▶ **The problem**
Print, word for word, every line from the beginning of the listing up to and including the line with "6.3e-8, 1.7e-9, 2.1e-10, 5.1e-11, 2.8e-11];". Pictures are to be excluded.

[Start of Dataset extract]

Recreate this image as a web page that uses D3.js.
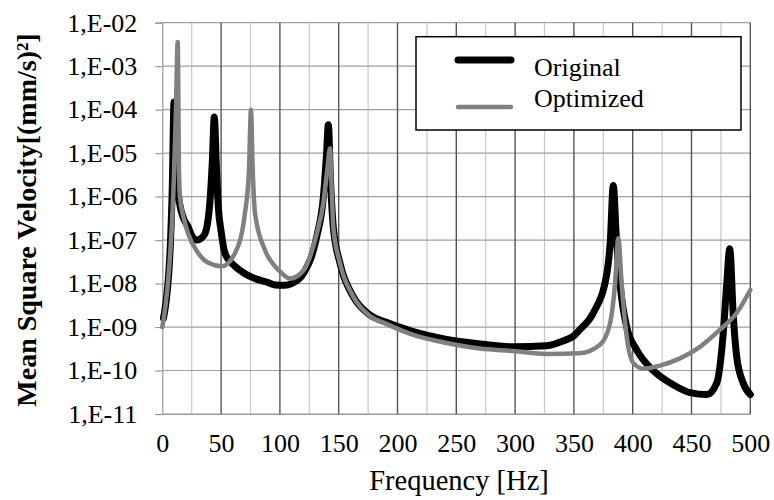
<!DOCTYPE html>
<html>
    <head>
        <meta charset="UTF-8" />
        <title>Mean square velocity</title>
        <script src="https://d3js.org/d3.v7.min.js"></script>
        <style>
body {
    margin: 0px;
    background: white;
}
text {
    font-family: "Liberation Serif", "Times New Roman", serif;
}
        </style>
    </head>
    <body>
        <svg id="chart" width="774" height="500"></svg>
<script>
// data (frequency in Hz, mean square velocity)
const freqOriginal = [1, 6.5, 8.5, 10, 12, 15, 18, 22, 25.5, 29.5, 33, 36.3, 40.6, 42.6, 44.2, 46, 47.6, 50, 53.3, 61.8,
    70, 78.8, 88, 96, 104, 110, 120, 131.3, 137, 139.7, 141.2, 143, 145.4, 151, 162.4, 176.6, 190, 213.4, 241.8, 270,
    298.5, 327, 341, 350, 355, 366.5, 378, 381, 383.5, 386, 389.2, 394.9, 403.4, 417.5, 434.5, 448.7, 462.9, 471.4, 477, 480,
    482.5, 485.6, 488.4, 494, 500];
const valOriginal = [1.6e-9, 5.0e-8, 1.7e-6, 1.5e-4, 3.2e-6, 6.3e-7, 3.2e-7, 2.0e-7, 1.2e-7, 1.0e-7, 1.1e-7, 1.4e-7, 8.3e-7, 6.9e-6, 6.8e-5, 5.0e-6, 5.9e-7, 1.6e-7, 5.0e-8, 2.5e-8,
    1.7e-8, 1.3e-8, 1.1e-8, 9.3e-9, 9.1e-9, 1.0e-8, 1.7e-8, 1.2e-7, 1.0e-6, 1.0e-5, 4.5e-5, 2.5e-6, 2.0e-7, 3.0e-8, 5.0e-9, 1.9e-9, 1.3e-9, 7.9e-10, 5.2e-10, 4.1e-10,
    3.5e-10, 3.7e-10, 4.8e-10, 6.3e-10, 8.7e-10, 2.1e-9, 1.7e-8, 1.0e-7, 1.8e-6, 1.3e-7, 1.0e-8, 1.0e-9, 3.0e-10, 1.0e-10, 4.7e-11, 3.1e-11, 2.8e-11, 5.1e-11, 7.2e-10, 1.0e-8,
    6.3e-8, 1.7e-9, 2.1e-10, 5.1e-11, 2.8e-11];

const freqOptimized = [0, 5.1, 9.4, 11.4, 13.1, 14.2, 15, 17.9, 22, 30.6, 39.1, 50.5, 61.8, 70.3, 73.7, 75.4, 76.8, 78.8, 87.3, 95.8,
    100, 108.6, 120, 131.3, 136.9, 140.3, 142.6, 144, 145.4, 151, 162.4, 176.6, 190, 213.4, 241.8, 270, 298.5, 327, 355, 372.2,
    380.7, 385, 387.8, 390.6, 394.9, 400.5, 409, 423.2, 440.2, 457.2, 474.2, 488.4, 500];
const valOptimized = [1.0e-9, 1.3e-8, 1.2e-6, 5.8e-5, 3.6e-3, 4.1e-6, 1.0e-6, 3.5e-7, 1.4e-7, 5.0e-8, 3.0e-8, 2.5e-8, 5.0e-8, 4.2e-7, 4.1e-6, 1.0e-4, 5.0e-6, 4.2e-7, 5.9e-8, 2.5e-8,
    1.9e-8, 1.3e-8, 2.0e-8, 1.4e-7, 7.1e-7, 4.1e-6, 1.3e-5, 1.6e-6, 2.0e-7, 3.0e-8, 5.0e-9, 1.8e-9, 1.2e-9, 6.6e-10, 4.3e-10, 3.2e-10, 2.8e-10, 2.4e-10, 2.5e-10, 3.9e-10,
    1.2e-9, 1.0e-8, 1.1e-7, 1.0e-8, 6.0e-10, 1.5e-10, 1.1e-10, 1.3e-10, 1.9e-10, 3.5e-10, 8.7e-10, 2.1e-9, 7.1e-9];

const xTicks = [0, 50, 100, 150, 200, 250, 300, 350, 400, 450, 500];
const xMinor = [25, 75, 125, 175, 225, 275, 325, 375, 425, 475];
const yTicks = [1e-11, 1e-10, 1e-9, 1e-8, 1e-7, 1e-6, 1e-5, 1e-4, 1e-3, 1e-2];
const yTickLabels = ["1,E-11", "1,E-10", "1,E-09", "1,E-08", "1,E-07", "1,E-06", "1,E-05", "1,E-04", "1,E-03", "1,E-02"];
const seriesNames = ["Original", "Optimized"];

let svg = d3.select("#chart");
let plotLeft = 162.3, plotRight = 750.3, plotTop = 22.7, plotBottom = 414;

let x = d3.scaleLinear().domain([0, 500]).range([plotLeft, plotRight]);
let y = d3.scaleLog().domain([1e-11, 1e-2]).range([plotBottom, plotTop]);

svg.append("rect").attr("width", 774).attr("height", 500).attr("fill", "white");

// grid
let grid = svg.append("g");
grid.selectAll(".minor").data(xMinor).join("line")
    .attr("x1", d => x(d)).attr("x2", d => x(d))
    .attr("y1", plotTop).attr("y2", plotBottom)
    .attr("stroke", "#c8c8c8").attr("stroke-width", 1.2);
grid.selectAll(".hgrid").data(yTicks).join("line")
    .attr("x1", plotLeft).attr("x2", plotRight)
    .attr("y1", d => y(d)).attr("y2", d => y(d))
    .attr("stroke", "#a0a0a0").attr("stroke-width", 1.2);
grid.selectAll(".major").data(xTicks.slice(1)).join("line")
    .attr("x1", d => x(d)).attr("x2", d => x(d))
    .attr("y1", plotTop).attr("y2", plotBottom)
    .attr("stroke", "#555").attr("stroke-width", 1.4);

// y axis
let yAxis = d3.axisLeft(y).tickValues(yTicks)
    .tickFormat((d, i) => yTickLabels[i]).tickSize(7).tickPadding(18);
let gy = svg.append("g").attr("transform", `translate(${plotLeft},0)`).call(yAxis);
gy.select(".domain").attr("stroke", "#999").attr("stroke-width", 1.2);
gy.selectAll(".tick line").attr("stroke", "#999").attr("stroke-width", 1.2);
gy.selectAll(".tick text").attr("font-size", 26).attr("font-family", "Liberation Serif").attr("fill", "#000");

// x axis
let xAxis = d3.axisBottom(x).tickValues(xTicks).tickSize(0).tickPadding(20);
let gx = svg.append("g").attr("transform", `translate(0,${plotBottom})`).call(xAxis);
gx.select(".domain").attr("stroke", "#999").attr("stroke-width", 1.2);
gx.selectAll(".tick text").attr("font-size", 26).attr("font-family", "Liberation Serif").attr("fill", "#000");

// titles
svg.append("text")
    .attr("x", 459).attr("y", 490)
    .attr("text-anchor", "middle").attr("font-size", 28.5)
    .text("Frequency [Hz]");
svg.append("text")
    .attr("transform", "translate(36,220) rotate(-90)")
    .attr("text-anchor", "middle").attr("font-size", 28).attr("font-weight", "bold")
    .text("Mean Square Velocity[(mm/s)²]");

// lines
let line = d3.line().curve(d3.curveMonotoneX);
let origPts = freqOriginal.map((f, i) => [x(f), y(valOriginal[i])]);
let optPts = freqOptimized.map((f, i) => [x(f), y(valOptimized[i])]);

svg.append("path").attr("d", line(origPts))
    .attr("fill", "none").attr("stroke", "#000").attr("stroke-width", 7)
    .attr("stroke-linecap", "round").attr("stroke-linejoin", "round");
svg.append("path").attr("d", line(optPts))
    .attr("fill", "none").attr("stroke", "#808080").attr("stroke-width", 4.5)
    .attr("stroke-linecap", "round").attr("stroke-linejoin", "round");

// legend
let legend = svg.append("g");
legend.append("rect")
    .attr("x", 416).attr("y", 36.7).attr("width", 325).attr("height", 93.3)
    .attr("fill", "white").attr("stroke", "#000").attr("stroke-width", 1.5);
legend.append("line").attr("x1", 458).attr("x2", 511).attr("y1", 60).attr("y2", 60)
    .attr("stroke", "#000").attr("stroke-width", 7).attr("stroke-linecap", "round");
legend.append("line").attr("x1", 458).attr("x2", 511).attr("y1", 107).attr("y2", 107)
    .attr("stroke", "#808080").attr("stroke-width", 4.5).attr("stroke-linecap", "round");
legend.append("text").attr("x", 534).attr("y", 76).attr("font-size", 26).text(seriesNames[0]);
legend.append("text").attr("x", 534).attr("y", 106.7).attr("font-size", 26).text(seriesNames[1]);
</script>
    </body>
</html>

[End of Dataset extract]

▶ **Correct response**
Recreate this image as a web page that uses D3.js.
<!DOCTYPE html>
<html>
    <head>
        <meta charset="UTF-8" />
        <title>Mean square velocity</title>
        <script src="https://d3js.org/d3.v7.min.js"></script>
        <style>
body {
    margin: 0px;
    background: white;
}
text {
    font-family: "Liberation Serif", "Times New Roman", serif;
}
        </style>
    </head>
    <body>
        <svg id="chart" width="774" height="500"></svg>
<script>
// data (frequency in Hz, mean square velocity)
const freqOriginal = [1, 6.5, 8.5, 10, 12, 15, 18, 22, 25.5, 29.5, 33, 36.3, 40.6, 42.6, 44.2, 46, 47.6, 50, 53.3, 61.8,
    70, 78.8, 88, 96, 104, 110, 120, 131.3, 137, 139.7, 141.2, 143, 145.4, 151, 162.4, 176.6, 190, 213.4, 241.8, 270,
    298.5, 327, 341, 350, 355, 366.5, 378, 381, 383.5, 386, 389.2, 394.9, 403.4, 417.5, 434.5, 448.7, 462.9, 471.4, 477, 480,
    482.5, 485.6, 488.4, 494, 500];
const valOriginal = [1.6e-9, 5.0e-8, 1.7e-6, 1.5e-4, 3.2e-6, 6.3e-7, 3.2e-7, 2.0e-7, 1.2e-7, 1.0e-7, 1.1e-7, 1.4e-7, 8.3e-7, 6.9e-6, 6.8e-5, 5.0e-6, 5.9e-7, 1.6e-7, 5.0e-8, 2.5e-8,
    1.7e-8, 1.3e-8, 1.1e-8, 9.3e-9, 9.1e-9, 1.0e-8, 1.7e-8, 1.2e-7, 1.0e-6, 1.0e-5, 4.5e-5, 2.5e-6, 2.0e-7, 3.0e-8, 5.0e-9, 1.9e-9, 1.3e-9, 7.9e-10, 5.2e-10, 4.1e-10,
    3.5e-10, 3.7e-10, 4.8e-10, 6.3e-10, 8.7e-10, 2.1e-9, 1.7e-8, 1.0e-7, 1.8e-6, 1.3e-7, 1.0e-8, 1.0e-9, 3.0e-10, 1.0e-10, 4.7e-11, 3.1e-11, 2.8e-11, 5.1e-11, 7.2e-10, 1.0e-8,
    6.3e-8, 1.7e-9, 2.1e-10, 5.1e-11, 2.8e-11];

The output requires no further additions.